▶ Data extracted from a collection:
........

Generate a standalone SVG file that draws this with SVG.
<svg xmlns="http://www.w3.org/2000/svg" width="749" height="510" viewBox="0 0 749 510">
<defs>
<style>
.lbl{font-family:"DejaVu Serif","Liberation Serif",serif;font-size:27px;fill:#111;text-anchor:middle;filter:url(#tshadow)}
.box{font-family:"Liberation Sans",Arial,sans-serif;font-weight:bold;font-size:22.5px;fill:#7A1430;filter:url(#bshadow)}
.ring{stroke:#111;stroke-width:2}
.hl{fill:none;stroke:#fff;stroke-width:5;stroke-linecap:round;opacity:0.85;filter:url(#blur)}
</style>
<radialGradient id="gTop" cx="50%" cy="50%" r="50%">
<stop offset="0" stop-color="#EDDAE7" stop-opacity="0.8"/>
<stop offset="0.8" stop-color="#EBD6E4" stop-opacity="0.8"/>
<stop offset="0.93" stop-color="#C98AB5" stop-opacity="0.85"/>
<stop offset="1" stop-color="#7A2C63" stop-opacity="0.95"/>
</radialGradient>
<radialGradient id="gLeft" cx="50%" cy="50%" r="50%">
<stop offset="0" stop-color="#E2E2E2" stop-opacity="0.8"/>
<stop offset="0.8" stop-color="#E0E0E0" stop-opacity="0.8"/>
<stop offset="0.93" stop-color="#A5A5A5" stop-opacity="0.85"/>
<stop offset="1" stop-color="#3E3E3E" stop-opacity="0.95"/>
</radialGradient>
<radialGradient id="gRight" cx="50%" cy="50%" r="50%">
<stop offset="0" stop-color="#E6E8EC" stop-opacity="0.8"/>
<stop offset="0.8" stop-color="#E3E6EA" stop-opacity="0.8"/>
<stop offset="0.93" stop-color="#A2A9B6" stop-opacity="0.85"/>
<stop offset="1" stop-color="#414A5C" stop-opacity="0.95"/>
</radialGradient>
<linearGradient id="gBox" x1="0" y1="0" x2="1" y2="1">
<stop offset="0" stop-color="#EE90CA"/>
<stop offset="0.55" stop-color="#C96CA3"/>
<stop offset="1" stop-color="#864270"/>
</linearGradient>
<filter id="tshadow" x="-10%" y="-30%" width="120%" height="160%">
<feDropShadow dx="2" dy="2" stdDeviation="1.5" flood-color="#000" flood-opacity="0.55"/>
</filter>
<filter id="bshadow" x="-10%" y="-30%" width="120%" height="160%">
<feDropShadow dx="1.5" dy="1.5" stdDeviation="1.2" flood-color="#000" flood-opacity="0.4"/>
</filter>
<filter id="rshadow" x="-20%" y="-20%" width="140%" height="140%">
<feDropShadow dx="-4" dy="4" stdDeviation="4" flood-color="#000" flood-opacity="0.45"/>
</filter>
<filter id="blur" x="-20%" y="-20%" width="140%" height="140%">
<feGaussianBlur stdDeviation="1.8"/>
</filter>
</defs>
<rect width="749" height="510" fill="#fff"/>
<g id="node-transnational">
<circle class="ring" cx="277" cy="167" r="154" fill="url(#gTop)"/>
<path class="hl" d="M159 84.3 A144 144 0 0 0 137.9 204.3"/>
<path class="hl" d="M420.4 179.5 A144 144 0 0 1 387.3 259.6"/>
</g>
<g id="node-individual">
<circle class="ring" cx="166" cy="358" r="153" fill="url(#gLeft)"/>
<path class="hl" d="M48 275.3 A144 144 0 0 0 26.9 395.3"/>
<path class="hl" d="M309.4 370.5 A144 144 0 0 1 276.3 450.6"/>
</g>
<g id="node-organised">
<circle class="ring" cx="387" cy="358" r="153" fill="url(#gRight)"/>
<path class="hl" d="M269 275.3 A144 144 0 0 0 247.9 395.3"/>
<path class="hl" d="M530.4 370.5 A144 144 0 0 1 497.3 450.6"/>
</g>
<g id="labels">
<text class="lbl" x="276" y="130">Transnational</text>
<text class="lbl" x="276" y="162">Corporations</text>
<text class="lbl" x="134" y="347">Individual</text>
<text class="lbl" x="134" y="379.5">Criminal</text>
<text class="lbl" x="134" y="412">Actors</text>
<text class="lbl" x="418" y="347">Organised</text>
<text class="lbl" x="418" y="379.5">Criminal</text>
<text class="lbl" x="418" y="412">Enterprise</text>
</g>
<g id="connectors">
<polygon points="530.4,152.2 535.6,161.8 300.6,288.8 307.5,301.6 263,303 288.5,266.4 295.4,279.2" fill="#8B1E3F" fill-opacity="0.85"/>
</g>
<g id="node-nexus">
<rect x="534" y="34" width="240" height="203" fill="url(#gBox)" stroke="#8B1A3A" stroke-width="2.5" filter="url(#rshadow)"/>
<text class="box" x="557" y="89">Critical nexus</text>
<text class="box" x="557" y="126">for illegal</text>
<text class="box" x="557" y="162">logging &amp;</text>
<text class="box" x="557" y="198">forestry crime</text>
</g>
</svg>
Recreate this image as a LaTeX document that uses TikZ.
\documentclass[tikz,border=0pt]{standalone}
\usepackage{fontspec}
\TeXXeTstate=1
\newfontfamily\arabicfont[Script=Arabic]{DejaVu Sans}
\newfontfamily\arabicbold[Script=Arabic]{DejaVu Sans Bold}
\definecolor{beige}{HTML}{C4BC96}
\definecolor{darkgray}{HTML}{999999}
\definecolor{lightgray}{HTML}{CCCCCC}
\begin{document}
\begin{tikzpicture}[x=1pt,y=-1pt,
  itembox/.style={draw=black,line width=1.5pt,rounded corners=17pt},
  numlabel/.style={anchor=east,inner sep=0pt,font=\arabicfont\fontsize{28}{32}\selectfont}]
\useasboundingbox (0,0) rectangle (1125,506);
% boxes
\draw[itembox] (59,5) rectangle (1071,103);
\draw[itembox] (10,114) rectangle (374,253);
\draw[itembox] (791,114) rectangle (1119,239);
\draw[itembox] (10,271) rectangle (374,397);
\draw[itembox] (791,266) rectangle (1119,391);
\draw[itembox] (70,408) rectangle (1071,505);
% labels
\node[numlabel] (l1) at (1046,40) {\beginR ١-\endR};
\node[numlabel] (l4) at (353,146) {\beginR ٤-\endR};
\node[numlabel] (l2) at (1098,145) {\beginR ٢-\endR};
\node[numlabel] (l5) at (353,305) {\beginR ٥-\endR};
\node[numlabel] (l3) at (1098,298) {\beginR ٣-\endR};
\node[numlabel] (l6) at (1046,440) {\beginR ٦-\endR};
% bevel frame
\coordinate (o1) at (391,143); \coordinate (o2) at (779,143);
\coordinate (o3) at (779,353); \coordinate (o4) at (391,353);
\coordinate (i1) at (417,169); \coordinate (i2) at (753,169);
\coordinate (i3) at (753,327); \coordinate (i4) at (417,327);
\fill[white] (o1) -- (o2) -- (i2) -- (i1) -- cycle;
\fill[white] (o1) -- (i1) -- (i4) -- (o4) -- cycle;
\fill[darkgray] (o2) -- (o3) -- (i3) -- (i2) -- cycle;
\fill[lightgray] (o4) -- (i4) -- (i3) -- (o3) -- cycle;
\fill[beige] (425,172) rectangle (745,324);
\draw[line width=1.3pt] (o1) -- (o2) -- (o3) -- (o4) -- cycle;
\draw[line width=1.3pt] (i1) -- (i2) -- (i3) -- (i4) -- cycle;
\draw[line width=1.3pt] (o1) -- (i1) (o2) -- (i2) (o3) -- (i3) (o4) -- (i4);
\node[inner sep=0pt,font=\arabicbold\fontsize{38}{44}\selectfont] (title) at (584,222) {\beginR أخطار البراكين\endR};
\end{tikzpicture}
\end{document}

........

▶ WHAT IS EXPECTED: Reproduce the data in full, exactly as presented.

▶ EXERCISE ANSWER:
Generate a standalone SVG file that draws this with SVG.
<svg xmlns="http://www.w3.org/2000/svg" width="749" height="510" viewBox="0 0 749 510">
<defs>
<style>
.lbl{font-family:"DejaVu Serif","Liberation Serif",serif;font-size:27px;fill:#111;text-anchor:middle;filter:url(#tshadow)}
.box{font-family:"Liberation Sans",Arial,sans-serif;font-weight:bold;font-size:22.5px;fill:#7A1430;filter:url(#bshadow)}
.ring{stroke:#111;stroke-width:2}
.hl{fill:none;stroke:#fff;stroke-width:5;stroke-linecap:round;opacity:0.85;filter:url(#blur)}
</style>
<radialGradient id="gTop" cx="50%" cy="50%" r="50%">
<stop offset="0" stop-color="#EDDAE7" stop-opacity="0.8"/>
<stop offset="0.8" stop-color="#EBD6E4" stop-opacity="0.8"/>
<stop offset="0.93" stop-color="#C98AB5" stop-opacity="0.85"/>
<stop offset="1" stop-color="#7A2C63" stop-opacity="0.95"/>
</radialGradient>
<radialGradient id="gLeft" cx="50%" cy="50%" r="50%">
<stop offset="0" stop-color="#E2E2E2" stop-opacity="0.8"/>
<stop offset="0.8" stop-color="#E0E0E0" stop-opacity="0.8"/>
<stop offset="0.93" stop-color="#A5A5A5" stop-opacity="0.85"/>
<stop offset="1" stop-color="#3E3E3E" stop-opacity="0.95"/>
</radialGradient>
<radialGradient id="gRight" cx="50%" cy="50%" r="50%">
<stop offset="0" stop-color="#E6E8EC" stop-opacity="0.8"/>
<stop offset="0.8" stop-color="#E3E6EA" stop-opacity="0.8"/>
<stop offset="0.93" stop-color="#A2A9B6" stop-opacity="0.85"/>
<stop offset="1" stop-color="#414A5C" stop-opacity="0.95"/>
</radialGradient>
<linearGradient id="gBox" x1="0" y1="0" x2="1" y2="1">
<stop offset="0" stop-color="#EE90CA"/>
<stop offset="0.55" stop-color="#C96CA3"/>
<stop offset="1" stop-color="#864270"/>
</linearGradient>
<filter id="tshadow" x="-10%" y="-30%" width="120%" height="160%">
<feDropShadow dx="2" dy="2" stdDeviation="1.5" flood-color="#000" flood-opacity="0.55"/>
</filter>
<filter id="bshadow" x="-10%" y="-30%" width="120%" height="160%">
<feDropShadow dx="1.5" dy="1.5" stdDeviation="1.2" flood-color="#000" flood-opacity="0.4"/>
</filter>
<filter id="rshadow" x="-20%" y="-20%" width="140%" height="140%">
<feDropShadow dx="-4" dy="4" stdDeviation="4" flood-color="#000" flood-opacity="0.45"/>
</filter>
<filter id="blur" x="-20%" y="-20%" width="140%" height="140%">
<feGaussianBlur stdDeviation="1.8"/>
</filter>
</defs>
<rect width="749" height="510" fill="#fff"/>
<g id="node-transnational">
<circle class="ring" cx="277" cy="167" r="154" fill="url(#gTop)"/>
<path class="hl" d="M159 84.3 A144 144 0 0 0 137.9 204.3"/>
<path class="hl" d="M420.4 179.5 A144 144 0 0 1 387.3 259.6"/>
</g>
<g id="node-individual">
<circle class="ring" cx="166" cy="358" r="153" fill="url(#gLeft)"/>
<path class="hl" d="M48 275.3 A144 144 0 0 0 26.9 395.3"/>
<path class="hl" d="M309.4 370.5 A144 144 0 0 1 276.3 450.6"/>
</g>
<g id="node-organised">
<circle class="ring" cx="387" cy="358" r="153" fill="url(#gRight)"/>
<path class="hl" d="M269 275.3 A144 144 0 0 0 247.9 395.3"/>
<path class="hl" d="M530.4 370.5 A144 144 0 0 1 497.3 450.6"/>
</g>
<g id="labels">
<text class="lbl" x="276" y="130">Transnational</text>
<text class="lbl" x="276" y="162">Corporations</text>
<text class="lbl" x="134" y="347">Individual</text>
<text class="lbl" x="134" y="379.5">Criminal</text>
<text class="lbl" x="134" y="412">Actors</text>
<text class="lbl" x="418" y="347">Organised</text>
<text class="lbl" x="418" y="379.5">Criminal</text>
<text class="lbl" x="418" y="412">Enterprise</text>
</g>
<g id="connectors">
<polygon points="530.4,152.2 535.6,161.8 300.6,288.8 307.5,301.6 263,303 288.5,266.4 295.4,279.2" fill="#8B1E3F" fill-opacity="0.85"/>
</g>
<g id="node-nexus">
<rect x="534" y="34" width="240" height="203" fill="url(#gBox)" stroke="#8B1A3A" stroke-width="2.5" filter="url(#rshadow)"/>
<text class="box" x="557" y="89">Critical nexus</text>
<text class="box" x="557" y="126">for illegal</text>
<text class="box" x="557" y="162">logging &amp;</text>
<text class="box" x="557" y="198">forestry crime</text>
</g>
</svg>
Recreate this image as a LaTeX document that uses TikZ.
\documentclass[tikz,border=0pt]{standalone}
\usepackage{fontspec}
\TeXXeTstate=1
\newfontfamily\arabicfont[Script=Arabic]{DejaVu Sans}
\newfontfamily\arabicbold[Script=Arabic]{DejaVu Sans Bold}
\definecolor{beige}{HTML}{C4BC96}
\definecolor{darkgray}{HTML}{999999}
\definecolor{lightgray}{HTML}{CCCCCC}
\begin{document}
\begin{tikzpicture}[x=1pt,y=-1pt,
  itembox/.style={draw=black,line width=1.5pt,rounded corners=17pt},
  numlabel/.style={anchor=east,inner sep=0pt,font=\arabicfont\fontsize{28}{32}\selectfont}]
\useasboundingbox (0,0) rectangle (1125,506);
% boxes
\draw[itembox] (59,5) rectangle (1071,103);
\draw[itembox] (10,114) rectangle (374,253);
\draw[itembox] (791,114) rectangle (1119,239);
\draw[itembox] (10,271) rectangle (374,397);
\draw[itembox] (791,266) rectangle (1119,391);
\draw[itembox] (70,408) rectangle (1071,505);
% labels
\node[numlabel] (l1) at (1046,40) {\beginR ١-\endR};
\node[numlabel] (l4) at (353,146) {\beginR ٤-\endR};
\node[numlabel] (l2) at (1098,145) {\beginR ٢-\endR};
\node[numlabel] (l5) at (353,305) {\beginR ٥-\endR};
\node[numlabel] (l3) at (1098,298) {\beginR ٣-\endR};
\node[numlabel] (l6) at (1046,440) {\beginR ٦-\endR};
% bevel frame
\coordinate (o1) at (391,143); \coordinate (o2) at (779,143);
\coordinate (o3) at (779,353); \coordinate (o4) at (391,353);
\coordinate (i1) at (417,169); \coordinate (i2) at (753,169);
\coordinate (i3) at (753,327); \coordinate (i4) at (417,327);
\fill[white] (o1) -- (o2) -- (i2) -- (i1) -- cycle;
\fill[white] (o1) -- (i1) -- (i4) -- (o4) -- cycle;
\fill[darkgray] (o2) -- (o3) -- (i3) -- (i2) -- cycle;
\fill[lightgray] (o4) -- (i4) -- (i3) -- (o3) -- cycle;
\fill[beige] (425,172) rectangle (745,324);
\draw[line width=1.3pt] (o1) -- (o2) -- (o3) -- (o4) -- cycle;
\draw[line width=1.3pt] (i1) -- (i2) -- (i3) -- (i4) -- cycle;
\draw[line width=1.3pt] (o1) -- (i1) (o2) -- (i2) (o3) -- (i3) (o4) -- (i4);
\node[inner sep=0pt,font=\arabicbold\fontsize{38}{44}\selectfont] (title) at (584,222) {\beginR أخطار البراكين\endR};
\end{tikzpicture}
\end{document}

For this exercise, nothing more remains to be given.